Give the data again exactly, from its opening line through the line in which "Chart.register(...registerables);" appears.

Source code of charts
• • •

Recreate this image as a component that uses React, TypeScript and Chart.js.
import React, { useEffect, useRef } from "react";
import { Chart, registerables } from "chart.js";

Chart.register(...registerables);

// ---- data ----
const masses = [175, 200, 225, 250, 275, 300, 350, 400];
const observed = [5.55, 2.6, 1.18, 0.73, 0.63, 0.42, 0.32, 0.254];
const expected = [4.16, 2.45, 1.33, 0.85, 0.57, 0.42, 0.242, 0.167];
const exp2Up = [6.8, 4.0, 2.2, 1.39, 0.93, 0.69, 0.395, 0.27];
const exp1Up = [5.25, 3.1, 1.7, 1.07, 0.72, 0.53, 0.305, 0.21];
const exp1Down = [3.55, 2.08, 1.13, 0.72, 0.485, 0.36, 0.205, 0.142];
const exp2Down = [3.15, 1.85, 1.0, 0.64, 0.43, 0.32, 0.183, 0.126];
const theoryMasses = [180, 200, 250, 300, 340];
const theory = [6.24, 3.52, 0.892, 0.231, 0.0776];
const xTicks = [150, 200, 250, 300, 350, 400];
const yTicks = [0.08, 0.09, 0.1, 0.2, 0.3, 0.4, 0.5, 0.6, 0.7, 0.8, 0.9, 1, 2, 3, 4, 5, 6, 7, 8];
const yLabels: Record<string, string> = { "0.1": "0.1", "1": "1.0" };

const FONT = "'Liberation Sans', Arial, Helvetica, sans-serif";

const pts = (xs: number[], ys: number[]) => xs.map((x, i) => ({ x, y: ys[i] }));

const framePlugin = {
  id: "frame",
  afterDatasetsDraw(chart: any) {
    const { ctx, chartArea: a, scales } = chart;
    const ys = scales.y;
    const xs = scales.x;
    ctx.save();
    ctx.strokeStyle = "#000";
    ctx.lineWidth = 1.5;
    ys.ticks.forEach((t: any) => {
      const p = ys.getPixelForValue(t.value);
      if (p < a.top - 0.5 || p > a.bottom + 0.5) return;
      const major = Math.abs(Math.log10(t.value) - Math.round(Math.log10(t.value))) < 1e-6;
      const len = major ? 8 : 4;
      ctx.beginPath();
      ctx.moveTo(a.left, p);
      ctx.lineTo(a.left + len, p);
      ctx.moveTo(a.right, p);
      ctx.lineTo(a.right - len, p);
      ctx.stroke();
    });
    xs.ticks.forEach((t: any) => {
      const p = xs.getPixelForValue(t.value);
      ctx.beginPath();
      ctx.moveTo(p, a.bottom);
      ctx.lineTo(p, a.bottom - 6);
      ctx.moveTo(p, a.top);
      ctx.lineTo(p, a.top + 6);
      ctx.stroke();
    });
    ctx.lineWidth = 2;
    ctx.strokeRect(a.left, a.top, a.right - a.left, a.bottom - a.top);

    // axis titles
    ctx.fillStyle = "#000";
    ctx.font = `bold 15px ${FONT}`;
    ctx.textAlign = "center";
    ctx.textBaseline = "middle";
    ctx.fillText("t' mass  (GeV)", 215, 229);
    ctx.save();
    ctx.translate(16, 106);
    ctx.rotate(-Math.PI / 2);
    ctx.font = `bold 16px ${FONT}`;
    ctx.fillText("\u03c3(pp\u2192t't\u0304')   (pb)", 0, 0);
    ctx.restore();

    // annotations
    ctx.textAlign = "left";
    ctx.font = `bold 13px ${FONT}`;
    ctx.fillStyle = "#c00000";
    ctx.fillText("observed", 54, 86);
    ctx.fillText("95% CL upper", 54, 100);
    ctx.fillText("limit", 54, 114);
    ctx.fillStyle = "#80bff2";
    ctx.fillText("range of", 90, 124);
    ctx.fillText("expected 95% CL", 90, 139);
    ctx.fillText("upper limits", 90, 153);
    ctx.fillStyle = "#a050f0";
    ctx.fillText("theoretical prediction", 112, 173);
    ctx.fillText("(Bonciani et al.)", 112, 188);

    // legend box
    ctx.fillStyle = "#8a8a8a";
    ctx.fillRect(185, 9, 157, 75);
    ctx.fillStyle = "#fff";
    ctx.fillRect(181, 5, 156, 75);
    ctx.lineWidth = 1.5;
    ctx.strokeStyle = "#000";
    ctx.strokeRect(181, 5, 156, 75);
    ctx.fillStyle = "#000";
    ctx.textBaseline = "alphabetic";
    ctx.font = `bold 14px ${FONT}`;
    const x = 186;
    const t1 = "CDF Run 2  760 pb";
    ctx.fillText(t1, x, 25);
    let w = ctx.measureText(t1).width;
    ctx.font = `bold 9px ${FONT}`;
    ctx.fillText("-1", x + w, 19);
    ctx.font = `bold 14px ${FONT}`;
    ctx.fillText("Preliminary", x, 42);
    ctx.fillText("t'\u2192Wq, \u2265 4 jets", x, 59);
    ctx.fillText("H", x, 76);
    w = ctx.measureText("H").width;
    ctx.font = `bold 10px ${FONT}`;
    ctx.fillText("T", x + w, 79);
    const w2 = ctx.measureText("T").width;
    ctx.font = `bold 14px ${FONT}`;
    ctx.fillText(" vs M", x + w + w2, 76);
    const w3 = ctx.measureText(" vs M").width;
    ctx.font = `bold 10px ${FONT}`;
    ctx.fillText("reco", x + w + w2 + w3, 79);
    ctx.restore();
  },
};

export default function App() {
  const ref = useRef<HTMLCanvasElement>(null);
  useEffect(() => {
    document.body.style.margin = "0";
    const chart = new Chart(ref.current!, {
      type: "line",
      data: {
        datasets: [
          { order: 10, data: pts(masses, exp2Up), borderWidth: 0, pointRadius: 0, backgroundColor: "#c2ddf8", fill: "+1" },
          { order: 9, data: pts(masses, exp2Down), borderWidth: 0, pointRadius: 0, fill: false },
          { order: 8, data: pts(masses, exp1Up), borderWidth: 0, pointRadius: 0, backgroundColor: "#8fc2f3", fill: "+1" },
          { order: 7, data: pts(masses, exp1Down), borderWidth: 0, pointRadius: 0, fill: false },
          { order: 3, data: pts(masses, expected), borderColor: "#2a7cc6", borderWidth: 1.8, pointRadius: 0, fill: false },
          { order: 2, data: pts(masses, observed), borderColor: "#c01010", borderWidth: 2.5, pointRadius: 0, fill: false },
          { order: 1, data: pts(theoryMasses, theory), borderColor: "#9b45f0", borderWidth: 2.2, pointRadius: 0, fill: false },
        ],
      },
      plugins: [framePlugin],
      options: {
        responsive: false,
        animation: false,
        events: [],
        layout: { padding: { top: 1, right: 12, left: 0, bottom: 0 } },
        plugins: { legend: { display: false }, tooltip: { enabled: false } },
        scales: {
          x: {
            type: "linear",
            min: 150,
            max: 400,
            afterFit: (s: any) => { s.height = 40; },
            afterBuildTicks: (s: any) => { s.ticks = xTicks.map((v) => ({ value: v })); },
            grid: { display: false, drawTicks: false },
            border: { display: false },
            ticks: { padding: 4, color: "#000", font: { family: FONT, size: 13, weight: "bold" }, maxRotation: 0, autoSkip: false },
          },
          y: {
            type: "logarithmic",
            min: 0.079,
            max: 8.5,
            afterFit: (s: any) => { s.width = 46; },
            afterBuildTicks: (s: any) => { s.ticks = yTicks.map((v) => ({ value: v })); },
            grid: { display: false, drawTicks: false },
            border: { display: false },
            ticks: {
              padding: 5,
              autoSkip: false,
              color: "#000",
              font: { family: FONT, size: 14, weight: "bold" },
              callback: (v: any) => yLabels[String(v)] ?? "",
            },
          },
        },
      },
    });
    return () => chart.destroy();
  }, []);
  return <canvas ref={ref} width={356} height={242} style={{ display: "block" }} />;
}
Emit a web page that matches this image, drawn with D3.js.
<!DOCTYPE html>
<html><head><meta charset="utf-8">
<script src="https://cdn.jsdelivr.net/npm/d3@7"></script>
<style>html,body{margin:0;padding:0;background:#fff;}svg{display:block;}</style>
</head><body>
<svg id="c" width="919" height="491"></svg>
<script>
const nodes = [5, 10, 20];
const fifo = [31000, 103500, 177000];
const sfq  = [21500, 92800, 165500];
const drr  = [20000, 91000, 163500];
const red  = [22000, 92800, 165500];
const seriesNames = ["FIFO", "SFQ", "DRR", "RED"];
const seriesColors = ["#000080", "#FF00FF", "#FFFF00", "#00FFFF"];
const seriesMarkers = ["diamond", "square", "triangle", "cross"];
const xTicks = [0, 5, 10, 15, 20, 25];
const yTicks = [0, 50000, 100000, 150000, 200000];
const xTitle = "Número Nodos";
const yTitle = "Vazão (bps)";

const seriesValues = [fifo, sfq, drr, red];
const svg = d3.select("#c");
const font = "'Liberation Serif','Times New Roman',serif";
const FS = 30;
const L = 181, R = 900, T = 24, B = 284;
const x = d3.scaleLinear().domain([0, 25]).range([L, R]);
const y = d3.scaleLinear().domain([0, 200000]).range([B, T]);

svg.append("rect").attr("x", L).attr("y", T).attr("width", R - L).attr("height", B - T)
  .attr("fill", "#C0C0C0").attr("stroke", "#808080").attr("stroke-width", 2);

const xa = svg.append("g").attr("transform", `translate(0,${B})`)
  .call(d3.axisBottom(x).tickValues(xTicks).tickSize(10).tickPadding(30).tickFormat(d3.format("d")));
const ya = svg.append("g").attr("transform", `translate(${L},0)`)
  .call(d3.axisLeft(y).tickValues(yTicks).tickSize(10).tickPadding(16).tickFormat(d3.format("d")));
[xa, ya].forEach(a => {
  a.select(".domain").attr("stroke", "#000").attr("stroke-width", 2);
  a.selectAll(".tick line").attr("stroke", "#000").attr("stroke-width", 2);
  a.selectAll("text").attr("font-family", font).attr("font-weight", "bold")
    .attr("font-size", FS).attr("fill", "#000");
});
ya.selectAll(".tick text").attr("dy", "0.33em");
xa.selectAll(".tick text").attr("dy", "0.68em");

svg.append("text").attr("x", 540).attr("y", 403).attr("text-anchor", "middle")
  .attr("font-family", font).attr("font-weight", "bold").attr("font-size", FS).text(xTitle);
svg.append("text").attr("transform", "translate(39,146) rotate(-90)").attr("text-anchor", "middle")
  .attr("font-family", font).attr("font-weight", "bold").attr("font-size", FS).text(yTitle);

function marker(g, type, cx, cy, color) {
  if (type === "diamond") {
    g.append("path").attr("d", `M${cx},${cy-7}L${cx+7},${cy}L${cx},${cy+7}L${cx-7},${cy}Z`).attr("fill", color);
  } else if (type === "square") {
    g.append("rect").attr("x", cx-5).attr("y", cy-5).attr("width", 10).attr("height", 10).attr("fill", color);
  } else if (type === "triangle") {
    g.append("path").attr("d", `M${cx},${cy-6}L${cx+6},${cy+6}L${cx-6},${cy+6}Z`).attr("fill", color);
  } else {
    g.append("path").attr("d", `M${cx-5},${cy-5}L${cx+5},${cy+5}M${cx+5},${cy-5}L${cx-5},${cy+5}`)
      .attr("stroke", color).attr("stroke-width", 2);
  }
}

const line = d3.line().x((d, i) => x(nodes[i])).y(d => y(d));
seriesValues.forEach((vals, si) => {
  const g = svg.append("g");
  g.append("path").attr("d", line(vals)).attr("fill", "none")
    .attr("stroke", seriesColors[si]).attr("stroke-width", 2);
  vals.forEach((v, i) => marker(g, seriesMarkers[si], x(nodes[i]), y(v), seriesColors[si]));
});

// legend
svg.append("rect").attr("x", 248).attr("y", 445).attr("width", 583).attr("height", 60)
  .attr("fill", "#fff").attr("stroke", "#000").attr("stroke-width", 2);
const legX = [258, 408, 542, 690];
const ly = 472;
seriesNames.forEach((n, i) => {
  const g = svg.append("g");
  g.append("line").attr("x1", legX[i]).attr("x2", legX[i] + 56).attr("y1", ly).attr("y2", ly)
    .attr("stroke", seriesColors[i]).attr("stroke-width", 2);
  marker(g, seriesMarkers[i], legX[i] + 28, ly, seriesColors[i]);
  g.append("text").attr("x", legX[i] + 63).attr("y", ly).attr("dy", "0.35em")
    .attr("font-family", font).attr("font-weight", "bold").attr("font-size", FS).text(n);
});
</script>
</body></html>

• • •

(Correct answer)
Recreate this image as a component that uses React, TypeScript and Chart.js.
import React, { useEffect, useRef } from "react";
import { Chart, registerables } from "chart.js";

Chart.register(...registerables);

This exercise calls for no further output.